The answer is “yes.” Tarzan did kill a woman in the stories ERB
told of
the ape-man. In fact, he did it twice!
Tarzan
Kills His First Woman
The
first time was durinan
encounter with
an Alalus woman in Tarzan
and the Ant
Men. After his plane crashed inside the Great Thorn Forest,
Tarzan
soon
encountered the Alalus people. According to ERB, “The hideous life of
the
Alalus was the natural result of the unnatural reversal of sex
dominance.” The
physically stronger females saw males as no more than reproductive
tools.
Unconscious
after the plane
crash, Tarzan
was “picked up” by a female Alalus and confined in a village corral.
Later, he
was threatened by an Alalus girl. The encounter tested Tarzan’s
assertion that
he could never kill a woman.
“And
now the girl was almost upon them.

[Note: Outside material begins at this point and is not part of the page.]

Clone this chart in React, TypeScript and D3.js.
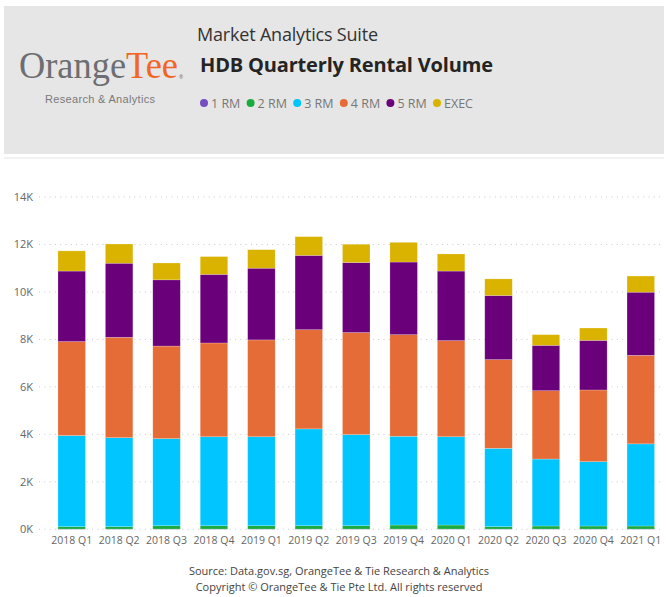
import React from 'react';
import * as d3 from 'd3';

const quarters = ['2018 Q1', '2018 Q2', '2018 Q3', '2018 Q4', '2019 Q1', '2019 Q2', '2019 Q3', '2019 Q4', '2020 Q1', '2020 Q2', '2020 Q3', '2020 Q4', '2021 Q1'];
const oneRm = [10, 10, 10, 10, 10, 10, 10, 10, 10, 10, 10, 10, 10];
const twoRm = [100, 100, 140, 140, 140, 140, 140, 170, 170, 100, 130, 130, 130];
const threeRm = [3840, 3750, 3670, 3750, 3750, 4080, 3840, 3740, 3720, 3300, 2820, 2710, 3460];
const fourRm = [3960, 4230, 3900, 3950, 4080, 4180, 4300, 4280, 4050, 3740, 2880, 3020, 3730];
const fiveRm = [2970, 3120, 2790, 2890, 3020, 3130, 2950, 3060, 2930, 2700, 1910, 2090, 2660];
const execFlat = [850, 810, 710, 750, 780, 790, 770, 830, 720, 700, 450, 520, 680];
const seriesNames = ['1 RM', '2 RM', '3 RM', '4 RM', '5 RM', 'EXEC'];
const seriesColors = ['#744EC2', '#1AAB40', '#00C5FF', '#E66C37', '#6B007B', '#D9B300'];
const yTicks = [0, 2000, 4000, 6000, 8000, 10000, 12000, 14000];

const W = 666;
const H = 597;
const font = '"Segoe UI", "Open Sans", sans-serif';

export default function App() {
  const rows = quarters.map((q, i) => ({
    q,
    '1 RM': oneRm[i],
    '2 RM': twoRm[i],
    '3 RM': threeRm[i],
    '4 RM': fourRm[i],
    '5 RM': fiveRm[i],
    EXEC: execFlat[i],
  }));
  const stacked = d3.stack<any>().keys(seriesNames)(rows);

  const x = d3.scaleBand().domain(quarters).range([48, 664.5]).paddingInner(0.42).paddingOuter(0.21);
  const y = d3.scaleLinear().domain([0, 14000]).range([529.3, 197]);
  const color = d3.scaleOrdinal<string, string>().domain(seriesNames).range(seriesColors);

  return (
    <svg width={W} height={H} style={{ position: 'absolute', left: 0, top: 0, background: '#fff' }} fontFamily={font}>
      {/* header band */}
      <rect x={4} y={6} width={660} height={148} fill="#e6e6e6" />
      <rect x={4} y={157} width={660} height={2} fill="#f2f2f2" />

      {/* logo */}
      <text x={19} y={78} fontFamily='"Liberation Serif", serif' fontSize={37} textLength={159} lengthAdjust="spacingAndGlyphs">
        <tspan fill="#6d6e71">Orange</tspan>
        <tspan fill="#f26522">Tee</tspan>
      </text>
      <text x={179} y={79} fontSize={5} fill="#6d6e71">®</text>
      <text x={45} y={103} fontFamily='"Liberation Sans", Arial, sans-serif' fontSize={11} fill="#7a7a7a" textLength={110}>Research &amp; Analytics</text>

      {/* titles */}
      <text x={197} y={41} fontSize={18} fill="#333" textLength={181}>Market Analytics Suite</text>
      <text x={200} y={72} fontSize={20} fontWeight="bold" fill="#252423" textLength={293}>HDB Quarterly Rental Volume</text>

      {/* legend */}
      {seriesNames.map((s, i) => (
        <g key={s} transform={`translate(${204 + i * 46.6},103)`}>
          <circle r={4} fill={color(s)} />
          <text x={7} y={4.5} fontSize={12.5} fill="#777">{s}</text>
        </g>
      ))}

      {/* grid + y axis */}
      {yTicks.map(t => (
        <g key={t}>
          <line x1={39} x2={663} y1={y(t)} y2={y(t)} stroke="#c8c8c8" strokeWidth={1} strokeDasharray="1 4.3" />
          <text x={33} y={y(t) + 4} fontSize={11} fill="#666" textAnchor="end">{`${d3.format('d')(t / 1000)}K`}</text>
        </g>
      ))}

      {/* bars */}
      {stacked.map(layer => (
        <g key={layer.key} fill={color(layer.key)}>
          {layer.map((d, i) => (
            <rect
              key={quarters[i]}
              x={x(quarters[i])}
              width={x.bandwidth()}
              y={y(d[1])}
              height={Math.max(0, y(d[0]) - y(d[1]))}
              stroke="#ffffff"
              strokeOpacity={0.35}
              strokeWidth={0.6}
            />
          ))}
        </g>
      ))}

      {/* x axis labels */}
      {quarters.map(q => (
        <text key={q} x={(x(q) ?? 0) + x.bandwidth() / 2} y={544} fontSize={10.5} fill="#666" textAnchor="middle">{q}</text>
      ))}

      {/* footer */}
      <text x={339} y={575} fontSize={11} fill="#444" textAnchor="middle">Source: Data.gov.sg, OrangeTee &amp; Tie Research &amp; Analytics</text>
      <text x={339} y={591} fontSize={11} fill="#444" textAnchor="middle">Copyright © OrangeTee &amp; Tie Pte Ltd. All rights reserved</text>
    </svg>
  );
}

Tarzan was quite at a loss as to how
to
proceed against her. His natural chivalry restrained him from attacking
her and
made it seem most repellant to injure her even in self-preservation;
but he
knew that before he was done with her he might even possibly have to
kill her
and so, while looking for an alternative, he steeled himself for the
deed he
loathed; but yet he hoped to escape without that.”
Tarzan
side-stepped the situation when he and
an Alalus boy fled over the corral wall and escaped into the jungle.
Later,
though, Tarzan’s vow that he could not kill a woman was put to the
ultimate
challenge. Tarzan chose to intervene when an Alalus woman grabbed a
diminutive
“Minunian” man. The ape-man warned the woman to release her captive and
go
away. Instead, though, she raised her bludgeon and advanced toward
Tarzan, who
then fitted an arrow to his bow.
“‘Go
back’ he signed her. ‘Go back, or I will kill you. Go back, and put
down the
little man.’ She snarled ferociously and increased her pace. Tarzan
raised the
arrow to the level of his eye and drew it back until the bow bent … The
ape-man
hoped that the woman would obey his commands before he was compelled to
take
her life, but even a cursory glance at her face revealed anything but
an
intention to relinquish her purpose, which now seemed to be to
annihilate this
presumptuous meddler as well.
“On
she came. Already she was too close to make further delay safe and the
ape-man
released his shaft. Straight into her savage heart it drove and as she
stumbled
forward Tarzan leaped to meet her, seizing the warrior from her grasp
before
she might fall upon the tiny body and crush it.”
In
assessing this particular
situation, a
previous assertion by Tarzan should be recalled. The ape-man’s most
recent
statement on the issue was conditional. In Tarzan
and the Golden Lion, the
ape-man told La, “I cannot kill a woman.
Tarzan of
the Apes kills only in self-defense and for food, or when there is no
other way
to thwart an enemy.”
Certainly, he warned the Alalus women with hand
signals,
voice commands, and actions that he would kill her if needed to protect
himself.
The
second incident involving
Tarzan
killing a woman occurred in Tarzan and
the Leopard Men. At one point, toward the end of the story, an
American
girl, Jessie Jerome (aka “Kali Bwana”)
was being held captive in a
pygmy tribe
village. When the tribe eventually decided to kill and eat Jessie,
Wlala, a
pygmy woman who was Jessie’s guard, volunteered to kill her.
Just
as Wlala grabbed Jessie by
the hair
and raised a knife to slay her, Tarzan arrived in the nick of time to
save
Jessie.
“To a
tree Tarzan made his way, keeping the bole of it between him and the
natives
assembled about the fires; and into its branches he swung just in time
to see
Wlala seize the girl by the hair and lift her blade to slash the fair
throat.
There was no time for thought, barely time for action. The muscles of
the
ape-man responded almost automatically to the stimulus of the
necessity. To fit
an arrow to his bow and to loose the shaft required but the fraction of
a split
second.”
As
described by ERB, the arrow
“passed
through the body of Wlala from behind, transfixing her heart.”
In
that situation, Tarzan
killed one woman
to save the life of another woman. In all honesty, though, the race of
the
woman Tarzan killed in that situation was the determining factor in the
ape-man’s
decision. Would Tarzan have reacted with lethal force, if a white woman
were
about to kill a pygmy woman? It’s a fool’s question, of course, as
Burroughs
would never have considered such a scenario.